PROBLEM REQUIREMENTS: Find out how many lines of the material contain the string "this" and give only that figure.

========

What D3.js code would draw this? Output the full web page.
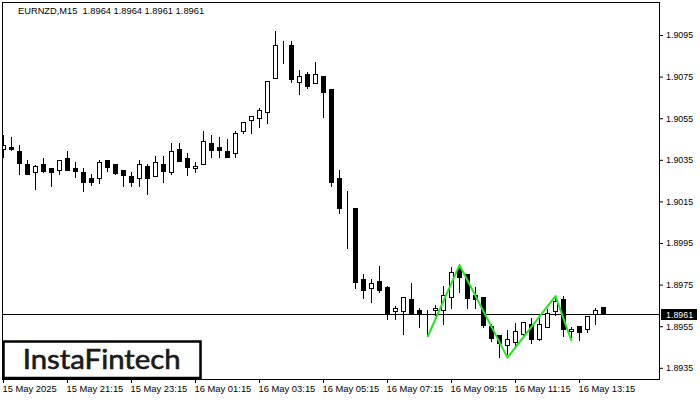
<!DOCTYPE html>
<html><head><meta charset="utf-8">
<script src="https://cdn.jsdelivr.net/npm/d3@7"></script>
<style>html,body{margin:0;padding:0;background:#fff;} svg{display:block;}</style>
</head><body><svg id="c" width="700" height="400"></svg>
<script>
const titleText = "EURNZD,M15  1.8964 1.8964 1.8961 1.8961";
const lastPrice = 1.8961;
const openP = [1.90400,1.90413,1.90390,1.90330,1.90290,1.90328,1.90309,1.90300,1.90357,1.90311,
1.90290,1.90261,1.90261,1.90349,1.90328,1.90301,1.90272,1.90261,1.90320,1.90271,
1.90328,1.90290,1.90402,1.90359,1.90309,1.90328,1.90429,1.90410,1.90392,1.90381,
1.90488,1.90541,1.90550,1.90578,1.90742,1.90912,1.90902,1.90725,1.90762,1.90718,
1.90753,1.90690,1.90261,1.90128,1.90117,1.89777,1.89735,1.89767,1.89737,1.89625,
1.89623,1.89679,1.89628,1.89618,1.89628,1.89628,1.89689,1.89828,1.89801,1.89700,
1.89692,1.89551,1.89508,1.89460,1.89476,1.89512,1.89559,1.89487,1.89548,1.89625,
1.89681,1.89527,1.89551,1.89535,1.89607,1.89640];
const highP = [1.90469,1.90458,1.90421,1.90349,1.90325,1.90357,1.90309,1.90349,1.90392,1.90338,
1.90309,1.90280,1.90349,1.90349,1.90328,1.90301,1.90290,1.90349,1.90328,1.90368,
1.90368,1.90429,1.90429,1.90381,1.90341,1.90488,1.90469,1.90460,1.90450,1.90488,
1.90530,1.90559,1.90601,1.90729,1.90969,1.90921,1.90921,1.90782,1.90774,1.90820,
1.90753,1.90690,1.90301,1.90200,1.90117,1.89800,1.89777,1.89839,1.89745,1.89649,
1.89690,1.89756,1.89639,1.89628,1.89652,1.89745,1.89836,1.89848,1.89801,1.89737,
1.89692,1.89559,1.89508,1.89532,1.89564,1.89569,1.89588,1.89590,1.89633,1.89692,
1.89697,1.89548,1.89551,1.89599,1.89639,1.89640];
const lowP = [1.90365,1.90398,1.90282,1.90280,1.90208,1.90290,1.90226,1.90280,1.90300,1.90269,
1.90200,1.90229,1.90237,1.90298,1.90280,1.90226,1.90226,1.90226,1.90184,1.90271,
1.90245,1.90280,1.90346,1.90277,1.90290,1.90328,1.90365,1.90365,1.90365,1.90365,
1.90477,1.90477,1.90509,1.90528,1.90742,1.90817,1.90725,1.90666,1.90697,1.90718,
1.90557,1.90226,1.90096,1.89927,1.89735,1.89687,1.89668,1.89716,1.89585,1.89585,
1.89514,1.89615,1.89548,1.89503,1.89604,1.89559,1.89636,1.89716,1.89636,1.89636,
1.89548,1.89479,1.89403,1.89415,1.89460,1.89508,1.89468,1.89484,1.89548,1.89604,
1.89503,1.89500,1.89484,1.89524,1.89559,1.89610];
const closeP = [1.90421,1.90400,1.90337,1.90282,1.90318,1.90298,1.90290,1.90349,1.90300,1.90298,
1.90245,1.90245,1.90338,1.90317,1.90287,1.90277,1.90245,1.90328,1.90261,1.90338,
1.90298,1.90392,1.90346,1.90317,1.90320,1.90440,1.90397,1.90397,1.90365,1.90477,
1.90530,1.90559,1.90589,1.90729,1.90902,1.90912,1.90738,1.90753,1.90705,1.90762,
1.90677,1.90245,1.90117,1.90128,1.89764,1.89724,1.89756,1.89724,1.89615,1.89638,
1.89690,1.89615,1.89609,1.89618,1.89639,1.89700,1.89809,1.89788,1.89687,1.89679,
1.89556,1.89495,1.89468,1.89487,1.89525,1.89569,1.89487,1.89559,1.89615,1.89671,
1.89535,1.89537,1.89524,1.89599,1.89628,1.89610];
const xTickIdx = [0,8,16,24,32,40,48,56,64,72];
const xTickLabels = ["15 May 2025","15 May 21:15","15 May 23:15","16 May 01:15","16 May 03:15",
"16 May 05:15","16 May 07:15","16 May 09:15","16 May 11:15","16 May 13:15"];
const yTicks = [1.9095,1.9075,1.9055,1.9035,1.9015,1.8995,1.8975,1.8955,1.8935];
const patternIdx = [53,57,63,69,71];
const patternPrice = [1.89498,1.89844,1.89399,1.89695,1.89479];

const svg = d3.select("#c");
svg.append("rect").attr("width",700).attr("height",400).attr("fill","#fff");

const x = d3.scaleLinear().domain([0, openP.length-1]).range([3, 3 + 8*(openP.length-1)]);
const y = d3.scaleLinear().domain([1.8929135, 1.9110865]).range([380, 2]);

svg.append("defs").append("clipPath").attr("id","plot")
  .append("rect").attr("x",3).attr("y",3).attr("width",656).attr("height",376);

const plot = svg.append("g").attr("clip-path","url(#plot)");

// price line
const py = Math.round(y(lastPrice)) + 0.5;
plot.append("line").attr("x1",2).attr("x2",660).attr("y1",py).attr("y2",py)
  .attr("stroke","#000").attr("stroke-width",1);

const data = openP.map((o,i)=>({i,o,h:highP[i],l:lowP[i],c:closeP[i]}));
const cg = plot.append("g");
const cand = cg.selectAll("g").data(data).join("g");
cand.append("line")
  .attr("x1",d=>x(d.i)+0.5).attr("x2",d=>x(d.i)+0.5)
  .attr("y1",d=>Math.round(y(d.h))).attr("y2",d=>Math.round(y(d.l))+1)
  .attr("stroke","#000").attr("stroke-width",1);
cand.each(function(d){
  const g = d3.select(this);
  const top = Math.round(y(Math.max(d.o,d.c)));
  const bot = Math.round(y(Math.min(d.o,d.c)));
  if (d.c < d.o) {
    g.append("rect").attr("x",x(d.i)-2).attr("y",top).attr("width",5)
      .attr("height",Math.max(1,bot-top+1)).attr("fill","#000");
  } else {
    g.append("rect").attr("x",x(d.i)-1.5).attr("y",top+0.5).attr("width",4)
      .attr("height",Math.max(0,bot-top)).attr("fill","#fff").attr("stroke","#000").attr("stroke-width",1);
  }
});

// pattern zigzag
const pl = d3.line().x(d=>x(d[0])+0.5).y(d=>y(d[1]));
plot.append("path").datum(patternIdx.map((v,k)=>[v,patternPrice[k]]))
  .attr("d",pl).attr("fill","none").attr("stroke","#22e622").attr("stroke-width",2)
  .attr("stroke-linejoin","round");

// frame
svg.append("rect").attr("x",2.5).attr("y",2.5).attr("width",657).attr("height",377)
  .attr("fill","none").attr("stroke","#000").attr("stroke-width",1);

// right axis
const yAxis = d3.axisRight(y).tickValues(yTicks).tickFormat(d3.format(".4f")).tickSize(3).tickPadding(3);
const ya = svg.append("g").attr("transform","translate(660,0)").call(yAxis);
ya.select(".domain").remove();
ya.selectAll("text").attr("font-family","Liberation Sans, Arial, sans-serif").attr("font-size","8.9px").attr("fill","#000");
ya.selectAll("line").attr("stroke","#000");

// bottom axis
const xAxis = d3.axisBottom(x).tickValues(xTickIdx).tickFormat((d,k)=>xTickLabels[k]).tickSize(3).tickPadding(2.5);
const xa = svg.append("g").attr("transform","translate(0,380)").call(xAxis);
xa.select(".domain").remove();
xa.selectAll("text").attr("text-anchor","start").attr("x",-1)
  .attr("font-family","Liberation Sans, Arial, sans-serif").attr("font-size","9.4px").attr("fill","#000");
xa.selectAll("line").attr("stroke","#000");

// last price label
svg.append("rect").attr("x",661).attr("y",py-5.5).attr("width",36).attr("height",11).attr("fill","#000");
svg.append("text").attr("x",666).attr("y",py).attr("dy","0.34em").text(d3.format(".4f")(lastPrice))
  .attr("font-family","Liberation Sans, Arial, sans-serif").attr("font-size","8.9px").attr("fill","#fff");

// title
svg.append("text").attr("x",18).attr("y",14).attr("xml:space","preserve").style("white-space","pre")
  .attr("font-family","Liberation Sans, Arial, sans-serif").attr("font-size","9.3px").attr("fill","#000")
  .text(titleText);

// logo
svg.append("rect").attr("x",3.5).attr("y",341.5).attr("width",197).attr("height",36.5)
  .attr("fill","#fff").attr("stroke","#000").attr("stroke-width",2.5);
svg.append("text").attr("x",22.7).attr("y",369).attr("font-family","Lato, sans-serif")
  .attr("font-weight",400).attr("font-size","27px").attr("fill","#1a1a1a")
  .attr("stroke","#1a1a1a").attr("stroke-width",0.6)
  .attr("textLength",158).attr("lengthAdjust","spacingAndGlyphs").text("InstaFintech");
</script></body></html>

========

RESPONSE: 2